PROBLEM DESCRIPTION: Transcribe all of the data exactly. Omit the pictures.
--- Start RECORDED DATA ---
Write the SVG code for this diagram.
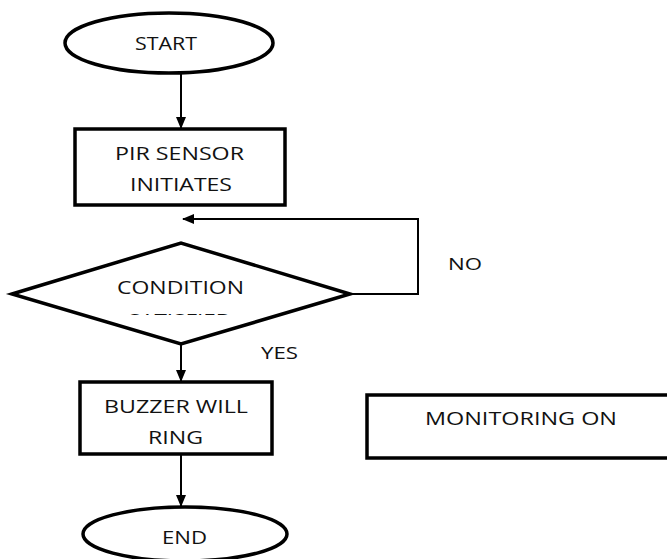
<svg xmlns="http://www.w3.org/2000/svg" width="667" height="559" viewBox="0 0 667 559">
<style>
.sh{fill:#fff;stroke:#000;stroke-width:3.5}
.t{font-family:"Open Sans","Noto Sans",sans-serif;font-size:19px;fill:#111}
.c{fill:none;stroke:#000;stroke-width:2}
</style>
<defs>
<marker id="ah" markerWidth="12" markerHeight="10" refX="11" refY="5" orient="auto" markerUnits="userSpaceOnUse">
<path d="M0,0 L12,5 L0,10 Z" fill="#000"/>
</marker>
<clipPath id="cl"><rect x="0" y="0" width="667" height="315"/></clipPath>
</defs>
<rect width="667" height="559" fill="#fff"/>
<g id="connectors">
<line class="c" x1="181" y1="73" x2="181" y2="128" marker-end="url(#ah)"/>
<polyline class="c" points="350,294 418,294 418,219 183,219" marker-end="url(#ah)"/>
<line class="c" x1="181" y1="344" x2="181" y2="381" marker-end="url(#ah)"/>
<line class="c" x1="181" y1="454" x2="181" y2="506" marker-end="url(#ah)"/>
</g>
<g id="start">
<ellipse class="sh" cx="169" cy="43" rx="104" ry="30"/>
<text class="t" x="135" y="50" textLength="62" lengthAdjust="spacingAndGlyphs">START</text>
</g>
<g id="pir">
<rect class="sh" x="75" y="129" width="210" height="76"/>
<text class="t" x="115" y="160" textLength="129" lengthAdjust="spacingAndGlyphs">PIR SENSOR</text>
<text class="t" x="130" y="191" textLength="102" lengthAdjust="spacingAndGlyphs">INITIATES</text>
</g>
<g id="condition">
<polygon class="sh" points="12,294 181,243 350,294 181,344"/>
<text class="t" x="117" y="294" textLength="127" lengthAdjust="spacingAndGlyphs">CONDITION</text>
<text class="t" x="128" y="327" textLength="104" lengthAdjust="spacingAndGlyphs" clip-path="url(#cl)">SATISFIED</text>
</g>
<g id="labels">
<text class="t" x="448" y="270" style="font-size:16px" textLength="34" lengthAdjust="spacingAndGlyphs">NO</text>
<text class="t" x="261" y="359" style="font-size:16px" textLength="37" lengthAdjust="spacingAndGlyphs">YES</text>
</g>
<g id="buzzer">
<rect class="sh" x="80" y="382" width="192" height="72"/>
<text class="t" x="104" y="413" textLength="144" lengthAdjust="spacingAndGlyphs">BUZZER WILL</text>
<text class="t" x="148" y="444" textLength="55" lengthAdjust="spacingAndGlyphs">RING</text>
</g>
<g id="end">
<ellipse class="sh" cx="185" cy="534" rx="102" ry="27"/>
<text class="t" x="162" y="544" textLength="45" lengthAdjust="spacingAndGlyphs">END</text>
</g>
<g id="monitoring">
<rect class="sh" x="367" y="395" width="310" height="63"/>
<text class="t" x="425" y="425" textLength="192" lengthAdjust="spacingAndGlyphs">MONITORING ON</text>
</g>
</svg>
--- End RECORDED DATA ---
TASK RESPONSE:
Write the SVG code for this diagram.
<svg xmlns="http://www.w3.org/2000/svg" width="667" height="559" viewBox="0 0 667 559">
<style>
.sh{fill:#fff;stroke:#000;stroke-width:3.5}
.t{font-family:"Open Sans","Noto Sans",sans-serif;font-size:19px;fill:#111}
.c{fill:none;stroke:#000;stroke-width:2}
</style>
<defs>
<marker id="ah" markerWidth="12" markerHeight="10" refX="11" refY="5" orient="auto" markerUnits="userSpaceOnUse">
<path d="M0,0 L12,5 L0,10 Z" fill="#000"/>
</marker>
<clipPath id="cl"><rect x="0" y="0" width="667" height="315"/></clipPath>
</defs>
<rect width="667" height="559" fill="#fff"/>
<g id="connectors">
<line class="c" x1="181" y1="73" x2="181" y2="128" marker-end="url(#ah)"/>
<polyline class="c" points="350,294 418,294 418,219 183,219" marker-end="url(#ah)"/>
<line class="c" x1="181" y1="344" x2="181" y2="381" marker-end="url(#ah)"/>
<line class="c" x1="181" y1="454" x2="181" y2="506" marker-end="url(#ah)"/>
</g>
<g id="start">
<ellipse class="sh" cx="169" cy="43" rx="104" ry="30"/>
<text class="t" x="135" y="50" textLength="62" lengthAdjust="spacingAndGlyphs">START</text>
</g>
<g id="pir">
<rect class="sh" x="75" y="129" width="210" height="76"/>
<text class="t" x="115" y="160" textLength="129" lengthAdjust="spacingAndGlyphs">PIR SENSOR</text>
<text class="t" x="130" y="191" textLength="102" lengthAdjust="spacingAndGlyphs">INITIATES</text>
</g>
<g id="condition">
<polygon class="sh" points="12,294 181,243 350,294 181,344"/>
<text class="t" x="117" y="294" textLength="127" lengthAdjust="spacingAndGlyphs">CONDITION</text>
<text class="t" x="128" y="327" textLength="104" lengthAdjust="spacingAndGlyphs" clip-path="url(#cl)">SATISFIED</text>
</g>
<g id="labels">
<text class="t" x="448" y="270" style="font-size:16px" textLength="34" lengthAdjust="spacingAndGlyphs">NO</text>
<text class="t" x="261" y="359" style="font-size:16px" textLength="37" lengthAdjust="spacingAndGlyphs">YES</text>
</g>
<g id="buzzer">
<rect class="sh" x="80" y="382" width="192" height="72"/>
<text class="t" x="104" y="413" textLength="144" lengthAdjust="spacingAndGlyphs">BUZZER WILL</text>
<text class="t" x="148" y="444" textLength="55" lengthAdjust="spacingAndGlyphs">RING</text>
</g>
<g id="end">
<ellipse class="sh" cx="185" cy="534" rx="102" ry="27"/>
<text class="t" x="162" y="544" textLength="45" lengthAdjust="spacingAndGlyphs">END</text>
</g>
<g id="monitoring">
<rect class="sh" x="367" y="395" width="310" height="63"/>
<text class="t" x="425" y="425" textLength="192" lengthAdjust="spacingAndGlyphs">MONITORING ON</text>
</g>
</svg>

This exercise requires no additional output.